TASK DESCRIPTION:
Give back exactly the lines from the one with "Clone this chart in Altair." through the one with "0.43, 0.41, 0.39, 0.35, 0.35, 0.35, 0.31, 0.30, 0.29, 0.29]", inclusive, without the images.

------------

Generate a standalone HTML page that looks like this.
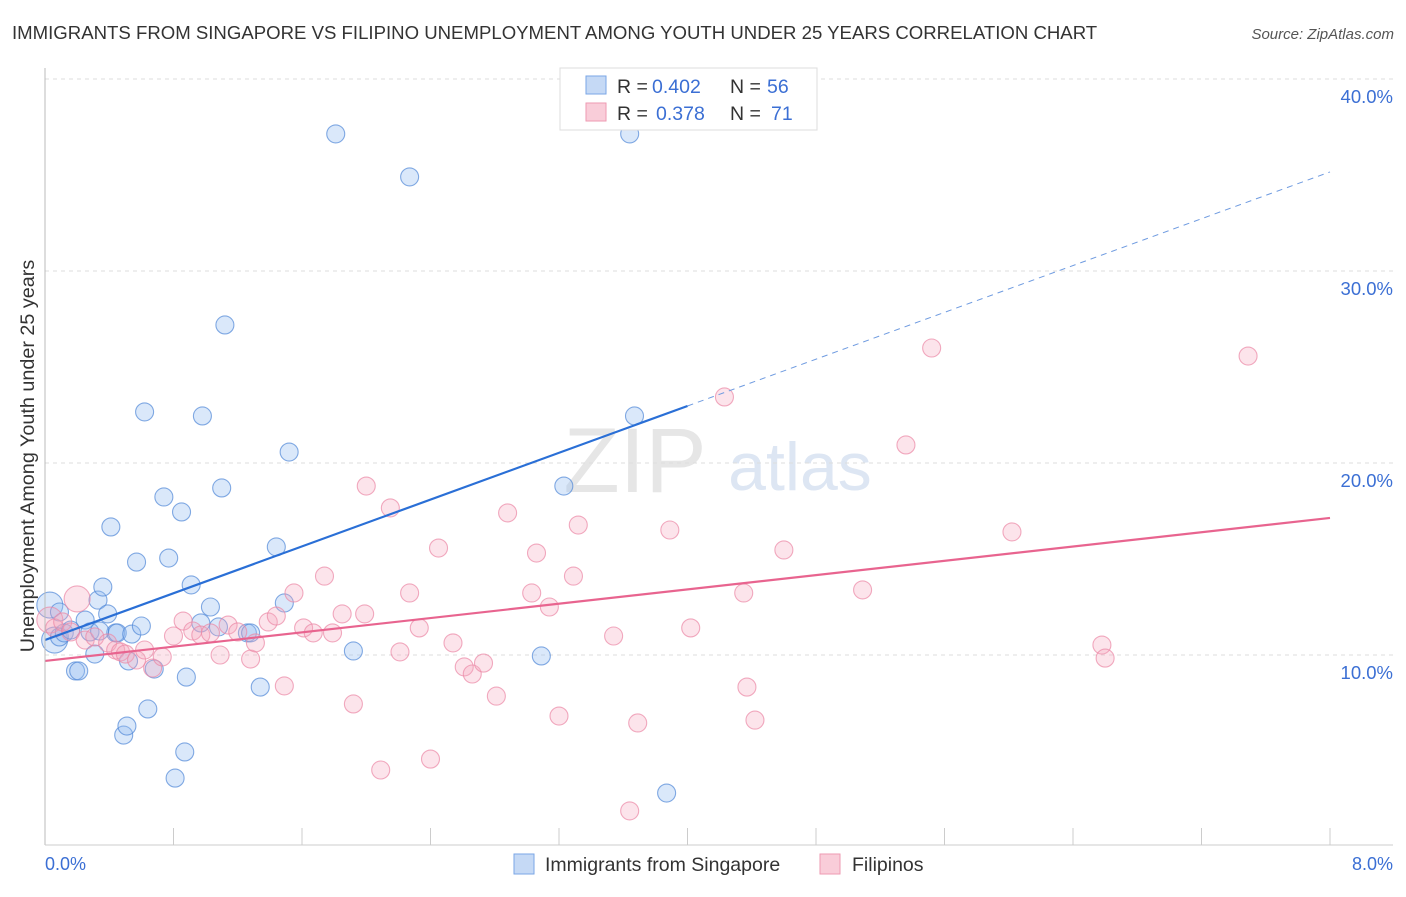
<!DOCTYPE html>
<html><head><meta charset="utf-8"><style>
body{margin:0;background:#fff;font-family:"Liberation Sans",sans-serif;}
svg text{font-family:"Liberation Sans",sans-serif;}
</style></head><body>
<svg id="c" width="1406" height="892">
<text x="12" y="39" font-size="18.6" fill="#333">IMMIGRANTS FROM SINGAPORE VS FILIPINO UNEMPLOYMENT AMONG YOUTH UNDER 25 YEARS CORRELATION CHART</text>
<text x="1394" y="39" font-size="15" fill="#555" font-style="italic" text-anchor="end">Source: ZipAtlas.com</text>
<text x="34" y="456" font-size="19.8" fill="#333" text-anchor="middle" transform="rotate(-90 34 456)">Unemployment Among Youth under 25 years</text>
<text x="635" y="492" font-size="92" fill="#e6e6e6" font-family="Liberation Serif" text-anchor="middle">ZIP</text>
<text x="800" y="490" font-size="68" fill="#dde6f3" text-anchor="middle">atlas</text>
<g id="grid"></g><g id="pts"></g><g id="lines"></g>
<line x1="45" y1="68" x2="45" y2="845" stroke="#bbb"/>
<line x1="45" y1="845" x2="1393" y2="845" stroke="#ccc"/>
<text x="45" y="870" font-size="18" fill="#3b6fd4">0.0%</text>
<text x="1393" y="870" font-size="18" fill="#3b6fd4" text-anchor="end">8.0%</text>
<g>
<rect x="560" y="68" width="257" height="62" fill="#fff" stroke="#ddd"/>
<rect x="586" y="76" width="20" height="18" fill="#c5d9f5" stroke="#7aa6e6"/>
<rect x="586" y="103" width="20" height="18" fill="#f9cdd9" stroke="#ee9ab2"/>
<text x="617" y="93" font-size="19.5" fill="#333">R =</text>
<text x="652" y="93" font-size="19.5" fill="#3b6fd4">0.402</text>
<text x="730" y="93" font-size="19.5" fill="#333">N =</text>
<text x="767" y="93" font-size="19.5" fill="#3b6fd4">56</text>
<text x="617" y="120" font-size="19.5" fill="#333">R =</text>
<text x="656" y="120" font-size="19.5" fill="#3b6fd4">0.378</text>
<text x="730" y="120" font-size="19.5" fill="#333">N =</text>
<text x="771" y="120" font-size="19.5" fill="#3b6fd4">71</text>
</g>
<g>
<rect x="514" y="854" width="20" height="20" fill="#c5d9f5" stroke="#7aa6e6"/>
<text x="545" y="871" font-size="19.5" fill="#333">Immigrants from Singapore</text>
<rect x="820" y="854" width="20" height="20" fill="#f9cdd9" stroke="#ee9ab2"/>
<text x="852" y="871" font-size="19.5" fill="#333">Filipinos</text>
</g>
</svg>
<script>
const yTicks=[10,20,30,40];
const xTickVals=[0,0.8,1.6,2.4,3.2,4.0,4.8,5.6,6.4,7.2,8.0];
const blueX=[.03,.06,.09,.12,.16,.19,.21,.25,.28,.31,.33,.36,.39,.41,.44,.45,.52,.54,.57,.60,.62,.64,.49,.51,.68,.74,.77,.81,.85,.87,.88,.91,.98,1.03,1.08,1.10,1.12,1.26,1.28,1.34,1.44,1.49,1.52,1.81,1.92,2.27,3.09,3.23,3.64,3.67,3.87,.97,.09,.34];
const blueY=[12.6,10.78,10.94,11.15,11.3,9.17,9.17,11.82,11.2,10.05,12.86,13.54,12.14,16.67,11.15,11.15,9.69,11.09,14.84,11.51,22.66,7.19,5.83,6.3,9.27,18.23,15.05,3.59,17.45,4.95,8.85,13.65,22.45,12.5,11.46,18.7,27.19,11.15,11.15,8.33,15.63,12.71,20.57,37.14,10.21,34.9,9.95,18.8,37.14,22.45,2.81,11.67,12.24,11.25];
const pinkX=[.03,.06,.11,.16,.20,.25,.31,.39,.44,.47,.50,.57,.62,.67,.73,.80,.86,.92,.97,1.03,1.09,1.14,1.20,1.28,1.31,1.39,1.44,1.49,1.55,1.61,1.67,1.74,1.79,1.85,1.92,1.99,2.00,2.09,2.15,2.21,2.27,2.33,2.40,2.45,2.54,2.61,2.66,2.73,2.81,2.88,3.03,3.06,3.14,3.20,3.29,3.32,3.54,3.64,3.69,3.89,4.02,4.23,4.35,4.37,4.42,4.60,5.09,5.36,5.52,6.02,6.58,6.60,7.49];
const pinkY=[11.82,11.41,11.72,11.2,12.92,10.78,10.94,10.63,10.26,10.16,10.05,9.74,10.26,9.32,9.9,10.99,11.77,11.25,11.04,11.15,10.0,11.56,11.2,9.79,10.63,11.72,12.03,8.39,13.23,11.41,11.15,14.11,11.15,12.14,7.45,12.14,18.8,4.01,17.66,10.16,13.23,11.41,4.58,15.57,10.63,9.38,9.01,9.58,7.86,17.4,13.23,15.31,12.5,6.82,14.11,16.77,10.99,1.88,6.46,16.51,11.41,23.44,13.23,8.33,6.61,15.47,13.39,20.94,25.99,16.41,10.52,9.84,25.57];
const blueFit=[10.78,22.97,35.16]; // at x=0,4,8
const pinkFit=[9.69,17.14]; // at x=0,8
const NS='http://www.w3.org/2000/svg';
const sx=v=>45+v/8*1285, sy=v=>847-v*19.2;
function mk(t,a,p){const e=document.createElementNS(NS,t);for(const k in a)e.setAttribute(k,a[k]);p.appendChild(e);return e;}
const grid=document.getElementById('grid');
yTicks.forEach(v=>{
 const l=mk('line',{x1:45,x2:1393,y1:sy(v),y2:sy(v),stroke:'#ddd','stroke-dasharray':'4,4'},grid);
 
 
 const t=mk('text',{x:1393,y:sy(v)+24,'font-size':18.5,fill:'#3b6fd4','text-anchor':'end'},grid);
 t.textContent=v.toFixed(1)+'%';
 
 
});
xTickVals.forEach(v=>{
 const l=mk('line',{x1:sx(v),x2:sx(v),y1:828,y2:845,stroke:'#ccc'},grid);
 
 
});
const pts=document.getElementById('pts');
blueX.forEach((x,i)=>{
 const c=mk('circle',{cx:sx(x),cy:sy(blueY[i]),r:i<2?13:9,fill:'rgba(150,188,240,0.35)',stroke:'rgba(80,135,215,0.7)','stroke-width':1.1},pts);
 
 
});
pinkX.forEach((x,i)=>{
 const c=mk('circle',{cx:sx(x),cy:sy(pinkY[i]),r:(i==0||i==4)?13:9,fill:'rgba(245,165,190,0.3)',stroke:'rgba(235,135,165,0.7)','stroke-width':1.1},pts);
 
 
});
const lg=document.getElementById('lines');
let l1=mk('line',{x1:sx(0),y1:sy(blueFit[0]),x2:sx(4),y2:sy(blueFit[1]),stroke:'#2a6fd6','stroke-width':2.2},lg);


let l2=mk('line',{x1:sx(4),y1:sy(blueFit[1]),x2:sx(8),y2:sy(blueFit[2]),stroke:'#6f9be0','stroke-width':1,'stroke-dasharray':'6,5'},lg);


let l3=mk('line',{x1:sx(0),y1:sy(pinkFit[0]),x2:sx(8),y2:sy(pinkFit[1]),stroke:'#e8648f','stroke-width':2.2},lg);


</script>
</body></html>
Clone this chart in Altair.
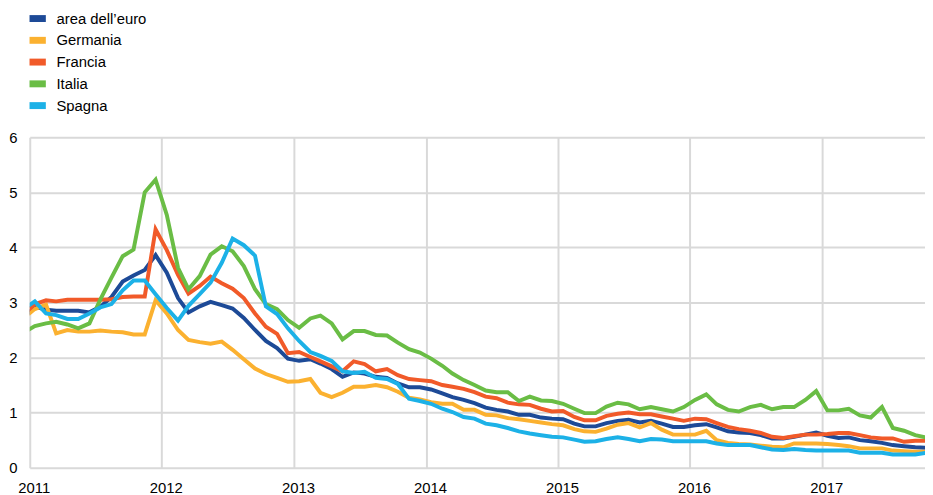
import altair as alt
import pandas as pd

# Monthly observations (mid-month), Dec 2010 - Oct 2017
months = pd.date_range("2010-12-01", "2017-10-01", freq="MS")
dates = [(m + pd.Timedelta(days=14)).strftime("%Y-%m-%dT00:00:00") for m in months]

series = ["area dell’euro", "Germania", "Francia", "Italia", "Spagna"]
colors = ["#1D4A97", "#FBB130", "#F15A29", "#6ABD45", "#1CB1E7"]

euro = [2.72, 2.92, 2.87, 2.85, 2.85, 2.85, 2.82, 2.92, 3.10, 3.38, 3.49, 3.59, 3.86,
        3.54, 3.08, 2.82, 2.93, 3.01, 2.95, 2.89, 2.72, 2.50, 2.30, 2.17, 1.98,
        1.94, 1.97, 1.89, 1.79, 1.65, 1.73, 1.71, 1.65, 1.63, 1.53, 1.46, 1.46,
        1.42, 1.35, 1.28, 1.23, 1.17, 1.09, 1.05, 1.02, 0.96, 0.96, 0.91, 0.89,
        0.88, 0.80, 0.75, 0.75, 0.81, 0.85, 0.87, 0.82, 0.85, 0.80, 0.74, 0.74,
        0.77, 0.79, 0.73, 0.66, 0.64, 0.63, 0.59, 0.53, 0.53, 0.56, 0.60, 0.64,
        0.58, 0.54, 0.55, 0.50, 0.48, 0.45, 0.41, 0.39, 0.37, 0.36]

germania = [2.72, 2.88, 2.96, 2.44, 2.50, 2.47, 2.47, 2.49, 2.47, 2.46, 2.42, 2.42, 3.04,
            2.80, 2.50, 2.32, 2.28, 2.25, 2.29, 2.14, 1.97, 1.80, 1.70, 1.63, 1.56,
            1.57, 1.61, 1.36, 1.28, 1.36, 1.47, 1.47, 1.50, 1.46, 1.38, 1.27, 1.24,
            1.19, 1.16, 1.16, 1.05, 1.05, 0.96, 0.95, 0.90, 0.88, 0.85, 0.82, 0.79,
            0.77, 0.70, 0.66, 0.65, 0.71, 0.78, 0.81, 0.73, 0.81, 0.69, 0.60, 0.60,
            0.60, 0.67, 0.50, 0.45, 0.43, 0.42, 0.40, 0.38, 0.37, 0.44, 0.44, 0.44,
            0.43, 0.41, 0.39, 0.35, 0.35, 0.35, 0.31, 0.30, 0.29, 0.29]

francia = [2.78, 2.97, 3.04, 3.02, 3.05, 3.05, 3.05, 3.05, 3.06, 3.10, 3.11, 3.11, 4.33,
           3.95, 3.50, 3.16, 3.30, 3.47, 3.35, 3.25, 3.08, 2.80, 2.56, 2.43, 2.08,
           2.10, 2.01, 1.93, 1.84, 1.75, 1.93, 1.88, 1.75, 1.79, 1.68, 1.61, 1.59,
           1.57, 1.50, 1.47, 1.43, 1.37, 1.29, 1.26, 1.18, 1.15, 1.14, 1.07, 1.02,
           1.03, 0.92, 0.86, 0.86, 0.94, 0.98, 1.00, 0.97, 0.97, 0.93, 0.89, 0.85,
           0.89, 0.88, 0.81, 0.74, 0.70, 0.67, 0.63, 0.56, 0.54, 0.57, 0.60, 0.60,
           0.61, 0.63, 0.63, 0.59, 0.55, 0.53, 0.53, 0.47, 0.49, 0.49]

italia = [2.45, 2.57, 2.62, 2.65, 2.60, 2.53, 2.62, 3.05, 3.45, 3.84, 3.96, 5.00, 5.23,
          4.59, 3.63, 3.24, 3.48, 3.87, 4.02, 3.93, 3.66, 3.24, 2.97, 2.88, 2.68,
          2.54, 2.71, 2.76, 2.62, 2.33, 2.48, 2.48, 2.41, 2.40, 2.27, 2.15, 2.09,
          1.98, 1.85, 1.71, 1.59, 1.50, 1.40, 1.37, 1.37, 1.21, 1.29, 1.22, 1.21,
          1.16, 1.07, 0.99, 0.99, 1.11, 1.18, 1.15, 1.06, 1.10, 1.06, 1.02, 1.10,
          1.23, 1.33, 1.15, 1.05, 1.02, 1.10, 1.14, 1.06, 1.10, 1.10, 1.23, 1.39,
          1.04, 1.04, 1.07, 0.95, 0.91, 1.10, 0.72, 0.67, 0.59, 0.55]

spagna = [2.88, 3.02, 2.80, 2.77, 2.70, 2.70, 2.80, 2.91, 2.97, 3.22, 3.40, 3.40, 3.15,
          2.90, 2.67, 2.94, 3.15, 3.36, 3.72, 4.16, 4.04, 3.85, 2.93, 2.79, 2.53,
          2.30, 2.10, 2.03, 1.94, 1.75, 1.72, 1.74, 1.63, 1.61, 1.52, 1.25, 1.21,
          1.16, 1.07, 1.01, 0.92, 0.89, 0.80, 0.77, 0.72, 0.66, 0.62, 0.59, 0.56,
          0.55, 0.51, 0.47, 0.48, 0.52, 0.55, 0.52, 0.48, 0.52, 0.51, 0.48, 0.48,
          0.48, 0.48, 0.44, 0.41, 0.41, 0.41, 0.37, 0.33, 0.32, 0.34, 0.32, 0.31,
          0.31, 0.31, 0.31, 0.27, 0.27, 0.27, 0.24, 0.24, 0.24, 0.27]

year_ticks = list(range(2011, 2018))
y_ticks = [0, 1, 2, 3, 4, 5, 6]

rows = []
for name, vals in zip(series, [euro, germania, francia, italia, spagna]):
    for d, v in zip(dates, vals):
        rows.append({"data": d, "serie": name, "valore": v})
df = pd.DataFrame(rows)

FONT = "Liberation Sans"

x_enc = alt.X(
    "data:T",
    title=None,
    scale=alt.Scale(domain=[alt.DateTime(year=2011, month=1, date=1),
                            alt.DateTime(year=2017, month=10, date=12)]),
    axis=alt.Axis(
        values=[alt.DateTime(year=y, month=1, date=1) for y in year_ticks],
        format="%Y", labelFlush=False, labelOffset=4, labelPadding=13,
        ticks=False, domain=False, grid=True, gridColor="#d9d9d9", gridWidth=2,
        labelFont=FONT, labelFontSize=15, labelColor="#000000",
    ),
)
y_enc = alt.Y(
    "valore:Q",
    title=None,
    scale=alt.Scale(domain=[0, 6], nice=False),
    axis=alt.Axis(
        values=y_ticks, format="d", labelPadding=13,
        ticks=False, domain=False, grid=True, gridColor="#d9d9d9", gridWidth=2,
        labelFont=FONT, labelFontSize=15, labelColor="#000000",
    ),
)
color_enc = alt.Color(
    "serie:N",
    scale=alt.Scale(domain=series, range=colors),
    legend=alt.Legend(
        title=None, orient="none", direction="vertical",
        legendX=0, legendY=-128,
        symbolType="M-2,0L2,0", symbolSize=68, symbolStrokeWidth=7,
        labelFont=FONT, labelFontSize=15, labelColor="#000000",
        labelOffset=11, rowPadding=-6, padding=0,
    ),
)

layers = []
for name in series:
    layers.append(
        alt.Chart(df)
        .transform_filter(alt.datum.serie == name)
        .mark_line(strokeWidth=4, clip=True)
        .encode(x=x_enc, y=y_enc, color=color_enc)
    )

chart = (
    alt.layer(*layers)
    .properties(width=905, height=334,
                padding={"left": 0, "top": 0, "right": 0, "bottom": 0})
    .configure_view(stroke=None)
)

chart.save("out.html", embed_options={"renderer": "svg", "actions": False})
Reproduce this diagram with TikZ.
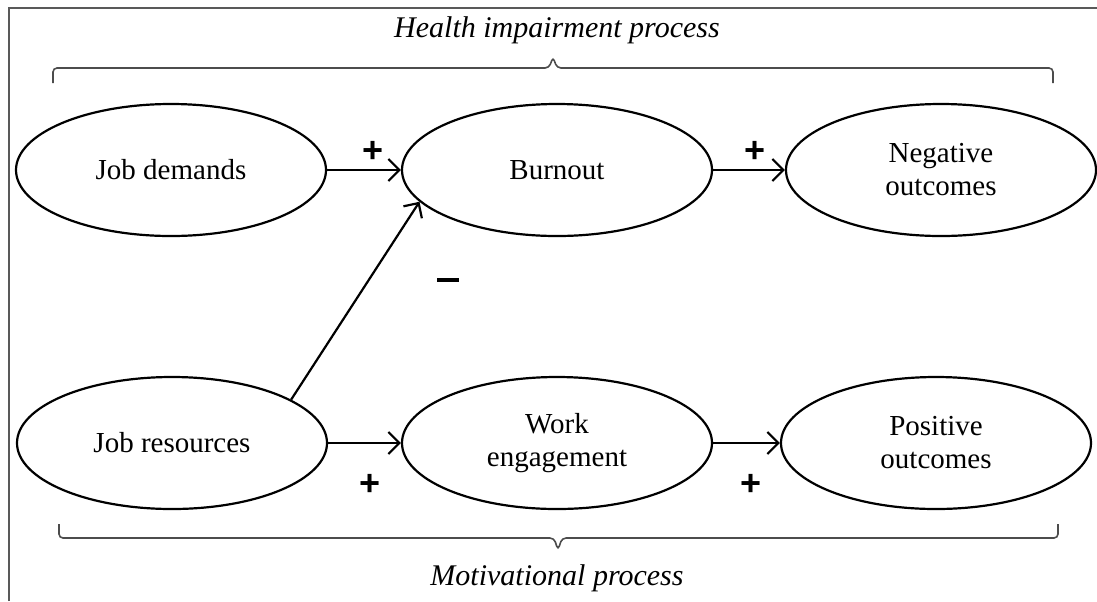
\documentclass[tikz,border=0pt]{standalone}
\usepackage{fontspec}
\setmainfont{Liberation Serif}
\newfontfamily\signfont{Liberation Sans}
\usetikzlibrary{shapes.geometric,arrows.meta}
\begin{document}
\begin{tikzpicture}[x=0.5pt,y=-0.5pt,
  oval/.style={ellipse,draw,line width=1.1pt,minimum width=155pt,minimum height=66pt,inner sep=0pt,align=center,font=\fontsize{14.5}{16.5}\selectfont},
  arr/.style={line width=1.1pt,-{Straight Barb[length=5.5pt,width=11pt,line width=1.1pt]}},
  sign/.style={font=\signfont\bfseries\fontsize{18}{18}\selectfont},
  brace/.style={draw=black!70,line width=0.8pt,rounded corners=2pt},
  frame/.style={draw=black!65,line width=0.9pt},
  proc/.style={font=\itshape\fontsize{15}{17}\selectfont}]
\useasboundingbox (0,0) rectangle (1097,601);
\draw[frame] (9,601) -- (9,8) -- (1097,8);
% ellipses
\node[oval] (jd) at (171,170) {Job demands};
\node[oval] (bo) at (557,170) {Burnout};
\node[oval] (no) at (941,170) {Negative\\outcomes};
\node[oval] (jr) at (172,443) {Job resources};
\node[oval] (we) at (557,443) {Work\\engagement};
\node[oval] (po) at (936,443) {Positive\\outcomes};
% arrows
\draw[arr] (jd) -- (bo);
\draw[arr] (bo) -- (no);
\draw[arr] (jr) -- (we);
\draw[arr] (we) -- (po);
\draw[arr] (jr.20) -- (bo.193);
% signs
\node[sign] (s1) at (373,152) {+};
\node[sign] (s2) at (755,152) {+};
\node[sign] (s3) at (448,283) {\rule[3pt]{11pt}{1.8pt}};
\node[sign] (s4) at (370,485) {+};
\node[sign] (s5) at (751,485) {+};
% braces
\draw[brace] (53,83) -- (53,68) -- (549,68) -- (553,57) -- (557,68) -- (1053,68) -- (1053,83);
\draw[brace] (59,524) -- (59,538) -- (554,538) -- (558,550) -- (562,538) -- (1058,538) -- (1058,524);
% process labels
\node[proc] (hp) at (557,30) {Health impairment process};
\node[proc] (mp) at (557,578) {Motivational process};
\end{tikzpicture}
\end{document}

------------

RESPONSE:
Clone this chart in Altair.
import altair as alt
import pandas as pd

# Monthly observations (mid-month), Dec 2010 - Oct 2017
months = pd.date_range("2010-12-01", "2017-10-01", freq="MS")
dates = [(m + pd.Timedelta(days=14)).strftime("%Y-%m-%dT00:00:00") for m in months]

series = ["area dell’euro", "Germania", "Francia", "Italia", "Spagna"]
colors = ["#1D4A97", "#FBB130", "#F15A29", "#6ABD45", "#1CB1E7"]

euro = [2.72, 2.92, 2.87, 2.85, 2.85, 2.85, 2.82, 2.92, 3.10, 3.38, 3.49, 3.59, 3.86,
        3.54, 3.08, 2.82, 2.93, 3.01, 2.95, 2.89, 2.72, 2.50, 2.30, 2.17, 1.98,
        1.94, 1.97, 1.89, 1.79, 1.65, 1.73, 1.71, 1.65, 1.63, 1.53, 1.46, 1.46,
        1.42, 1.35, 1.28, 1.23, 1.17, 1.09, 1.05, 1.02, 0.96, 0.96, 0.91, 0.89,
        0.88, 0.80, 0.75, 0.75, 0.81, 0.85, 0.87, 0.82, 0.85, 0.80, 0.74, 0.74,
        0.77, 0.79, 0.73, 0.66, 0.64, 0.63, 0.59, 0.53, 0.53, 0.56, 0.60, 0.64,
        0.58, 0.54, 0.55, 0.50, 0.48, 0.45, 0.41, 0.39, 0.37, 0.36]

germania = [2.72, 2.88, 2.96, 2.44, 2.50, 2.47, 2.47, 2.49, 2.47, 2.46, 2.42, 2.42, 3.04,
            2.80, 2.50, 2.32, 2.28, 2.25, 2.29, 2.14, 1.97, 1.80, 1.70, 1.63, 1.56,
            1.57, 1.61, 1.36, 1.28, 1.36, 1.47, 1.47, 1.50, 1.46, 1.38, 1.27, 1.24,
            1.19, 1.16, 1.16, 1.05, 1.05, 0.96, 0.95, 0.90, 0.88, 0.85, 0.82, 0.79,
            0.77, 0.70, 0.66, 0.65, 0.71, 0.78, 0.81, 0.73, 0.81, 0.69, 0.60, 0.60,
            0.60, 0.67, 0.50, 0.45, 0.43, 0.42, 0.40, 0.38, 0.37, 0.44, 0.44, 0.44,
            0.43, 0.41, 0.39, 0.35, 0.35, 0.35, 0.31, 0.30, 0.29, 0.29]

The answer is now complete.